Smelando "a caldo", facendo trascorrere il minor tempo possibile tra la raccolta nei campi e la smalatura, si può sfruttare la temperatura dei favi, che al momento della raccolta è di 37-38 gradi.
Il miele deve essere purificato dai residui di cera, impurezze e bolle d'aria introdotte durante l'estrazione.
La decantazione consiste nel far riposare il miele da qualche giorno fino a qualche settimana in ampi contenitori a 25-30 gradi, per far emergere in superficie le impurità che poi verranno eliminate.
La filtrazione consiste nel filtrare il miele attraverso filtri a maglie decrescenti, a una temperatura di almeno 30 gradi.
Filtrazioni più spinte (con pori di 0.1-0.2 mm) sono vietate dalla legge europea in quanto eliminerebbero sostanze considerate parte integrante del miele (es. polline).
In teoria il miele estratto e purificato è pronto per il consumo, in pratica possono avvenire altre lavorazioni che andiamo brevemente a descrivere.
La fermentazione da parte di lieviti è l'unica alterazione microbiologica che può subire il miele: quando essi si moltiplicano a spese del glucosio provocano danni evidenti e irreversibili.

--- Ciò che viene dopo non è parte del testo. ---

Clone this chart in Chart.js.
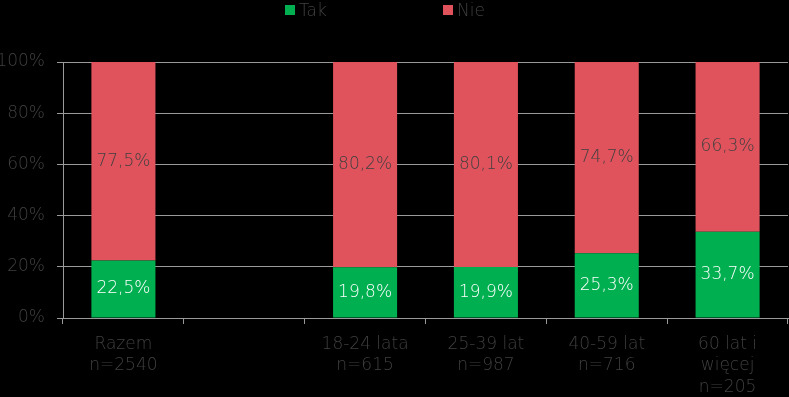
<!DOCTYPE html>
<html>
<head>
<meta charset="utf-8">
<script src="https://cdn.jsdelivr.net/npm/chart.js@4.4.0/dist/chart.umd.min.js"></script>
<style>
  html, body { margin: 0; padding: 0; background: #000; }
  #wrap { position: relative; width: 789px; height: 397px; }
  .legend { position: absolute; top: 0; font: 200 17px "DejaVu Sans", sans-serif; color: #404040; display: flex; align-items: center; height: 20px; }
  .legend span.box { display: inline-block; width: 10px; height: 10px; margin-right: 4px; }
</style>
</head>
<body>
<div id="wrap">
  <canvas id="chart" width="789" height="397"></canvas>
  <div class="legend" style="left:285px"><span class="box" style="background:#00B050"></span>Tak</div>
  <div class="legend" style="left:443px"><span class="box" style="background:#E0525C"></span>Nie</div>
</div>
<script>
const categories = [
    ['Razem', 'n=2540'],
    '',
    ['18-24 lata', 'n=615'],
    ['25-39 lat', 'n=987'],
    ['40-59 lat', 'n=716'],
    ['60 lat i', 'więcej', 'n=205']
]
const takValues = [22.5, null, 19.8, 19.9, 25.3, 33.7]
const nieValues = [77.5, null, 80.2, 80.1, 74.7, 66.3]
const yTicks = [0, 20, 40, 60, 80, 100]

const textColor = '#404040'
const gridColor = '#9a9a9a'
const fontFamily = '"DejaVu Sans", sans-serif'

// value labels centred in each segment
const segmentLabels = {
    id: 'segmentLabels',
    afterDatasetsDraw(chart) {
        const ctx = chart.ctx
        ctx.save()
        ctx.textAlign = 'center'
        ctx.textBaseline = 'middle'
        chart.data.datasets.forEach((ds, i) => {
            ctx.font = `${ds.labelWeight} 17px ${fontFamily}`
            chart.getDatasetMeta(i).data.forEach((bar, j) => {
                const v = ds.data[j]
                if (v == null) return
                const p = bar.getProps(['x', 'y', 'base'], true)
                ctx.fillStyle = ds.labelColor
                ctx.fillText(v.toFixed(1).replace('.', ',') + '%', p.x, (p.y + p.base) / 2)
            })
        })
        ctx.restore()
    }
}

const config = {
    type: 'bar',
    data: {
        labels: categories,
        datasets: [
            { label: 'Tak', data: takValues, backgroundColor: '#00B050', labelColor: '#ffffff', labelWeight: '200' },
            { label: 'Nie', data: nieValues, backgroundColor: '#E0525C', labelColor: textColor, labelWeight: '200' }
        ]
    },
    options: {
        responsive: false,
        animation: false,
        layout: { padding: { top: 62, right: 1, left: 0, bottom: 0 } },
        datasets: { bar: { categoryPercentage: 1, barPercentage: 0.53 } },
        plugins: { legend: { display: false }, tooltip: { enabled: false } },
        scales: {
            x: {
                stacked: true,
                grid: { drawOnChartArea: false, color: gridColor, tickLength: 6 },
                border: { color: gridColor },
                ticks: { color: textColor, font: { family: fontFamily, size: 17, weight: '200', lineHeight: 1.25 }, maxRotation: 0, autoSkip: false, padding: 10 },
                afterFit: s => { s.height = 79 }
            },
            y: {
                stacked: true,
                min: 0,
                max: 100,
                afterBuildTicks: s => { s.ticks = yTicks.map(v => ({ value: v })) },
                grid: { color: gridColor, tickLength: 6 },
                border: { color: gridColor },
                ticks: { color: textColor, font: { family: fontFamily, size: 17, weight: '200' }, padding: 12, callback: v => v + '%' },
                afterFit: s => { s.width = 63 }
            }
        }
    },
    plugins: [segmentLabels]
}

new Chart(document.getElementById('chart'), config)
</script>
</body>
</html>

Il contenuto di acqua è senza dubbio il maggior responsabile dell'innesco della fermentazione: mieli che contengono meno del 17-18% di acqua non vanno incontro a fermentazione, la probabilità aumenta con l'aumentare di tale valore e della concentrazione iniziale di lieviti (sempre presenti).
La tecnica più usata per prevenire la fermentazione è la concentrazione per evaporazione forzata, che può avvenire in ambienti deumidificati o per evaporazione sottovuoto, l'importante è non scaldare mai il miele oltre i 45 gradi.
La pastorizzazione invece inattiva i lieviti presenti, ma necessita di una temperatura elevata, di 60-70 gradi, che fa perdere inevitabilmente al miele una parte delle componenti volatili e quindi dell'aroma.